Cela pose un défi redoutable car si le développement est la condition par laquelle la création de richesse permet d’améliorer le niveau de vie relatif des individus, le développement pensé sans les peuples autochtones reste le moyen de les faire disparaître des territoires convoités et de les assimiler dans l’ensemble des populations pauvres, migrantes et urbanisées.
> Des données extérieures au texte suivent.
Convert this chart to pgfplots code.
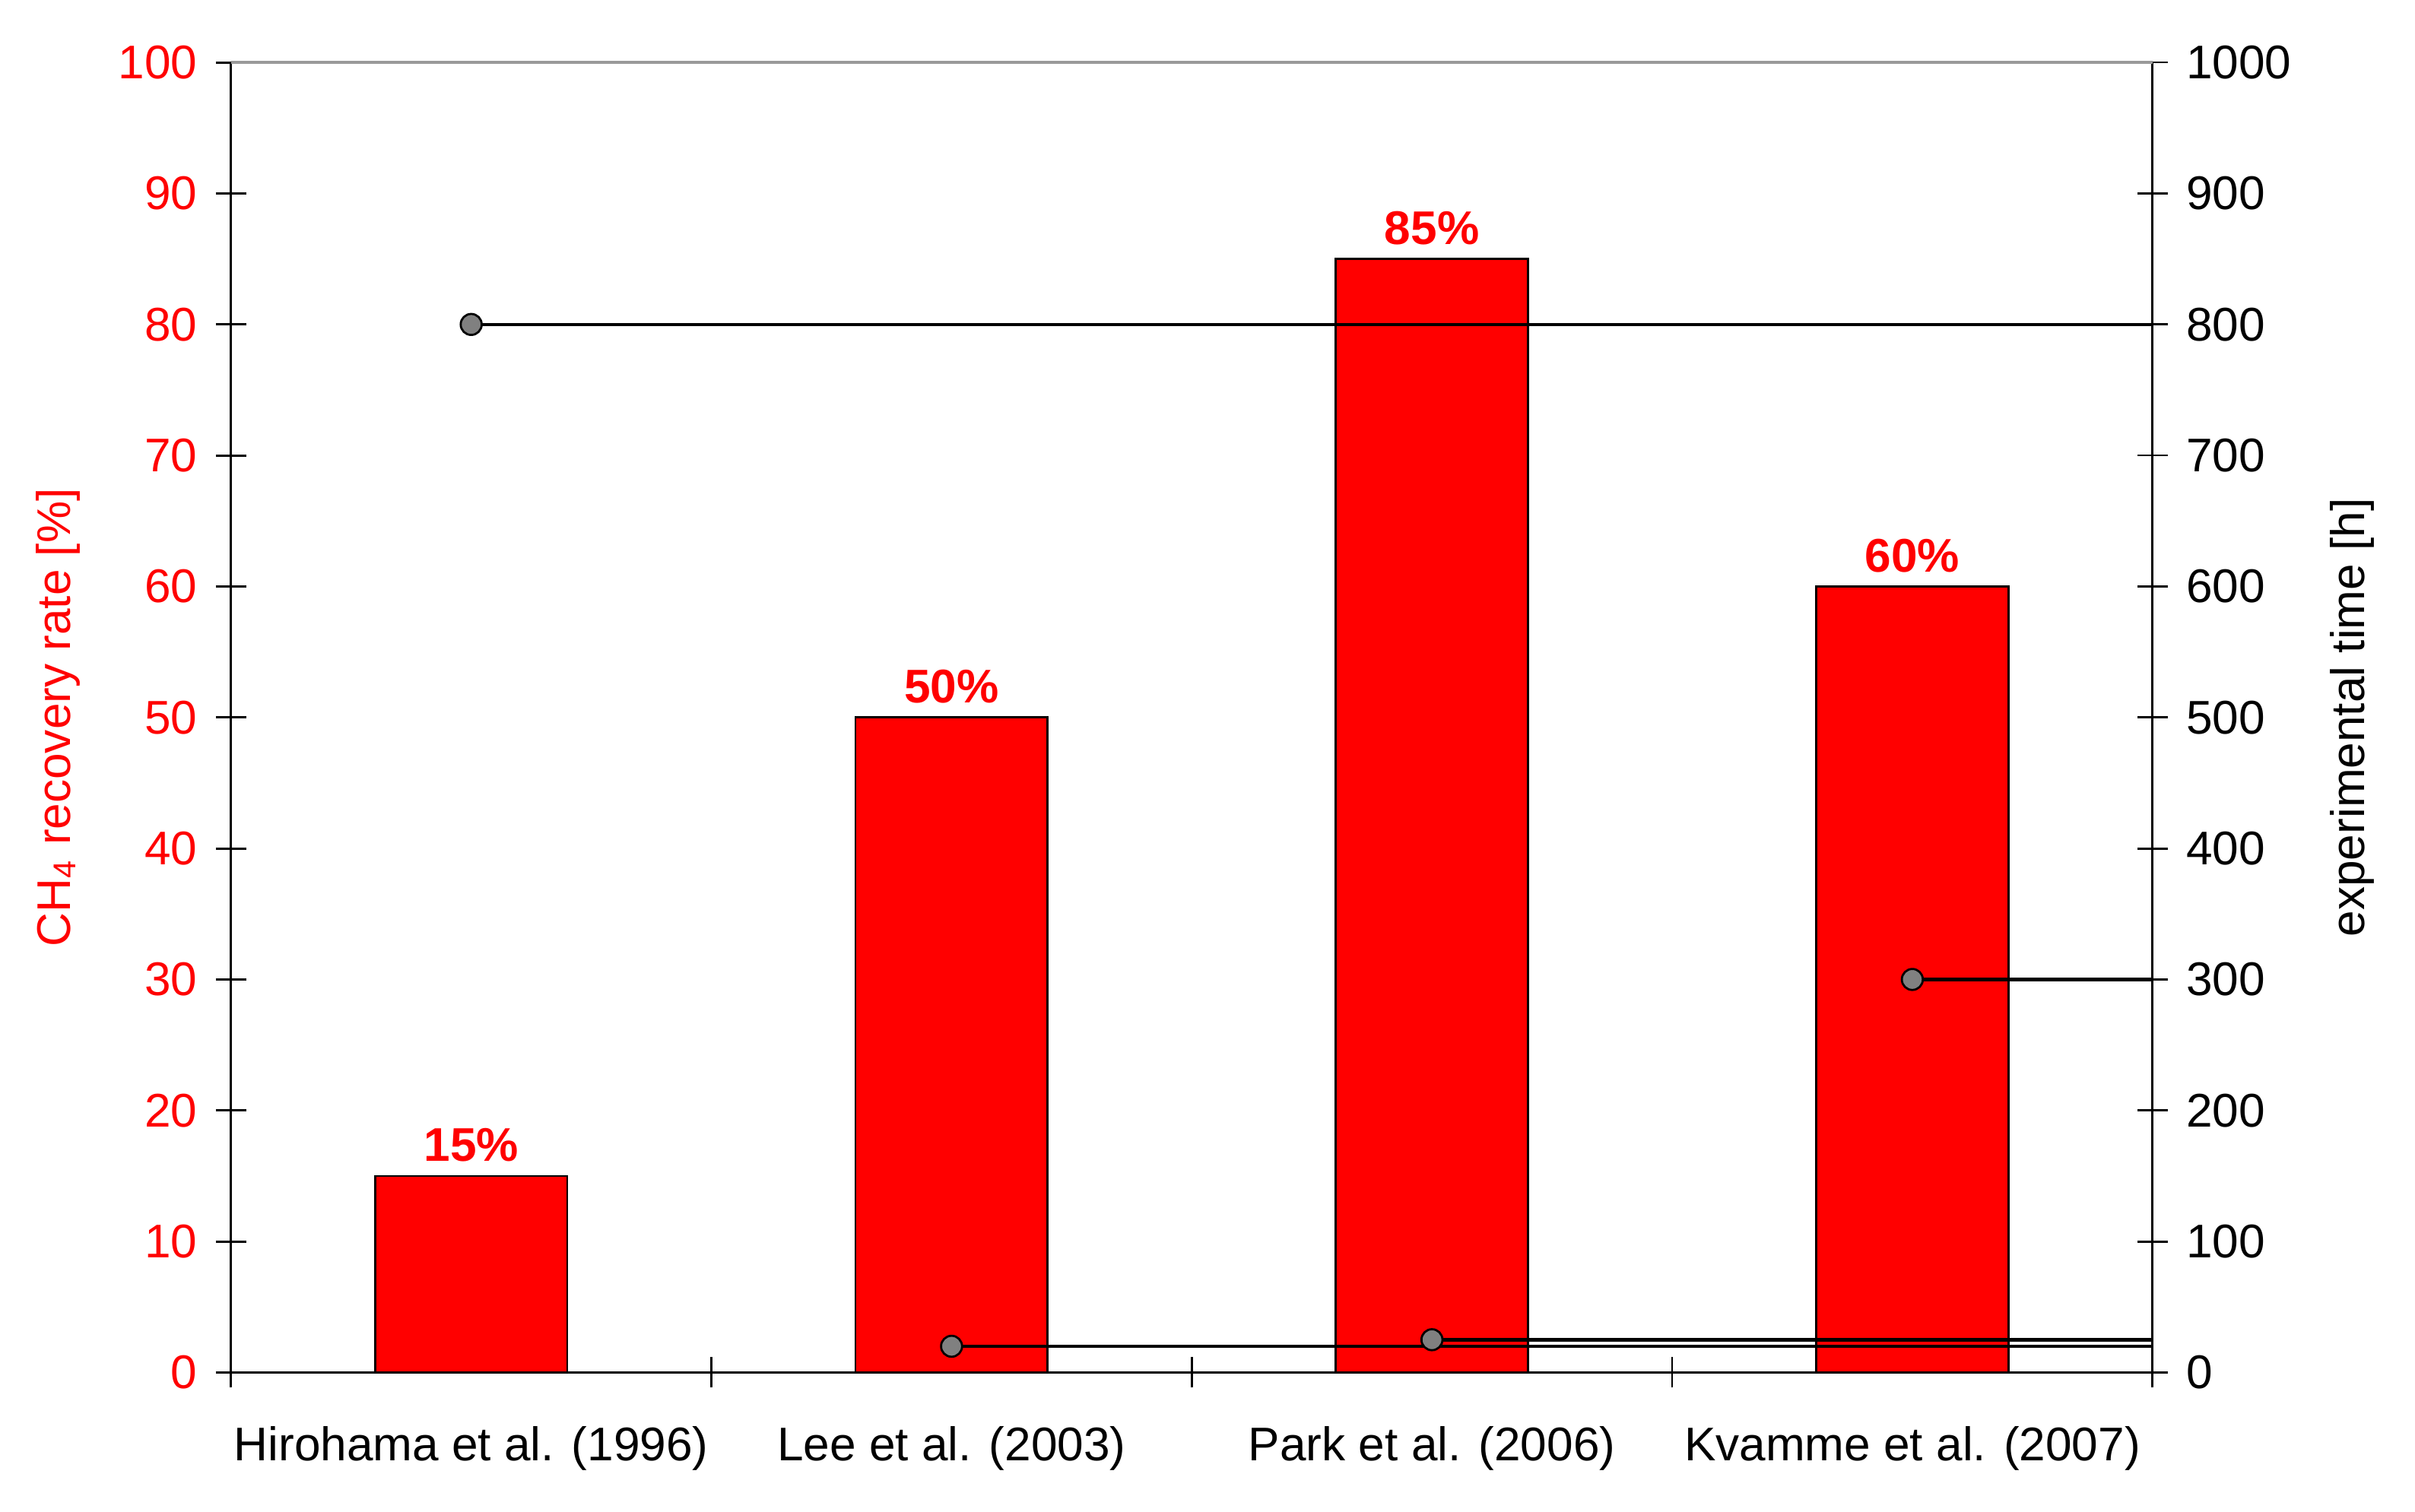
\documentclass[border=0pt]{standalone}
\usepackage{pgfplots}
\pgfplotsset{compat=1.18}
\usepackage{fontspec}
\setmainfont{Liberation Sans}
\begin{document}
\begin{tikzpicture}[font=\fontsize{9}{10.8}\selectfont]
\useasboundingbox (0,0) rectangle (460pt,288pt);
\begin{axis}[
  at={(44pt,26.5pt)}, anchor=south west,
  scale only axis, width=366pt, height=249.6pt,
  xmin=0.5, xmax=4.5, ymin=0, ymax=100,
  axis x line*=bottom, axis y line*=left,
  axis line style={black, line width=0.4pt, -},
  xtick={0.5,1.5,2.5,3.5,4.5},
  xticklabels={},
  extra x ticks={1,2,3,4},
  extra x tick labels={Hirohama et al. (1996), Lee et al. (2003), Park et al. (2006), Kvamme et al. (2007)},
  extra x tick style={major tick length=0pt, xticklabel style={yshift=-6.8pt}},
  major tick length=5.8pt,
  tick align=center,
  tick style={black, line width=0.4pt},
  every x tick/.append style={yshift=2.9pt},
  ytick={0,10,...,100},
  /pgf/number format/assume math mode=true,
  yticklabel style={red},
  every axis y label/.style={at={(axis description cs:-0.09,0.5)}, rotate=90, anchor=center},
  ylabel={CH\textsubscript{4} recovery rate [\%]},
  ylabel style={red},
  ybar, bar width=0.4,
  nodes near coords={\pgfmathprintnumber{\pgfplotspointmeta}\%},
  every node near coord/.append style={red, font=\bfseries\fontsize{9}{10.8}\selectfont, inner sep=2.5pt},
]
\addplot[fill=red, draw=black, line width=0.4pt] coordinates {(1,15) (2,50) (3,85) (4,60)};
\end{axis}
\begin{axis}[
  at={(44pt,26.5pt)}, anchor=south west,
  scale only axis, width=366pt, height=249.6pt,
  xmin=0.5, xmax=4.5, ymin=0, ymax=1000,
  axis x line=none, axis y line*=right,
  axis line style={black, line width=0.4pt, -},
  tick align=center, major tick length=5.8pt,
  tick style={black, line width=0.4pt},
  ytick={0,100,...,1000},
  /pgf/number format/assume math mode=true,
  /pgf/number format/1000 sep={},
  every axis y label/.style={at={(axis description cs:1.104,0.5)}, rotate=90, anchor=center},
  ylabel={experimental time [h]},
  clip=false,
]
\draw[gray!80, line width=0.5pt] (rel axis cs:0,1) -- (rel axis cs:1,1);
\addplot[black, line width=0.65pt, mark=*, mark size=2pt, mark indices={1}, mark options={fill=gray, draw=black, line width=0.4pt}] coordinates {(1,800) (4.5,800)};
\addplot[black, line width=0.65pt, mark=*, mark size=2pt, mark indices={1}, mark options={fill=gray, draw=black, line width=0.4pt}] coordinates {(2,20) (4.5,20)};
\addplot[black, line width=0.65pt, mark=*, mark size=2pt, mark indices={1}, mark options={fill=gray, draw=black, line width=0.4pt}] coordinates {(3,25) (4.5,25)};
\addplot[black, line width=0.65pt, mark=*, mark size=2pt, mark indices={1}, mark options={fill=gray, draw=black, line width=0.4pt}] coordinates {(4,300) (4.5,300)};
\end{axis}
\end{tikzpicture}
\end{document}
Ce développement a partie liée avec un discours justifiant un processus de normalisation qui s’appuie sur un système de classification des populations, des groupes, des opérations et des pays.
Bien entendu, toute opération de développement ne présente pas ce caractère tragique et la Banque mondiale s’efforce par de nouveaux projets de revenir sur les effets désastreux des premiers… Mais ne conviendrait-il pas d’anticiper sur les effets sociaux et humains des projets envisagés, en des termes qui ne soient pas purement techniques, tenant compte de la fragilité des modes de vie autochtones ? C’est ici que la machine antipolitique qui vise à créer de la richesse en se fondant sur des arguments essentiellement économiques et des indicateurs à foison rencontre ses limites. Comme le montre Céline Germond-Duret, la Banque, malgré l’instauration de son propre mécanisme d’inspection pour examiner et corriger les projets qui violeraient les règles qu’elle se donne, réévalue constamment ses activités et reproduit souvent les erreurs dénoncées.
Ce livre ouvre de nouvelles perspectives sur ce que le développement veut dire et invite à la réflexion sur les compétences requises des populations concernées pour résister au déploiement d’arguments d’autorité qui sont d’autant plus difficiles à contrer qu’ils se présentent comme étant pour leur bien. Où l’on comprend comment le développement est passé d’une mission civilisatrice à une mission salvatrice.
D’après la préface rédigée par Irène Bellier, anthropologue au CNRS.

TABLE DES MATIERES
Préface
Abréviations
Introduction
Chapitre I – Les effets des interventions de développements
Chapitre II – La Banque mondiale et son Panel d’inspection : critiques, autoévaluation et responsabilisation
Chapitre III – Construction et représentation : les Pygmées du Cameroun comme menace, comme pauvres ou comme victimes
Chapitre IV – Le projet d’oléoduc Tchad-Cameroun et ses conséquences sur les populations pygmées
Chapitre V – Généralisation de l’analyse
Chapitre VI – Rhétorique interventionniste et normalisation
Conclusion
Annexes
Références bibliographiques


Banque mondiale, peuples autochtones et normalisation


Céline GERMONT-DURET, Banque mondiale, peuples autochtones et normalisation, Paris : Karthala ; Genève : Institut de hautes études internationales et du développement, 2011 (288 pp.)

Céline Germond-Duret est chercheuse au Centre for Sustainable Development de la University of Central Lancashire, au Royaume-Uni. Elle est titulaire d’un doctorat en science politique et relations internationales de l’Institut de hautes études internationales et du développement, à Genève. Spécialisée dans les questions de développement et d’environnement, en grande partie abordées sous un angle discursif, elle porte une attention particulière à la participation des populations locales et à la situation des peuples autochtones.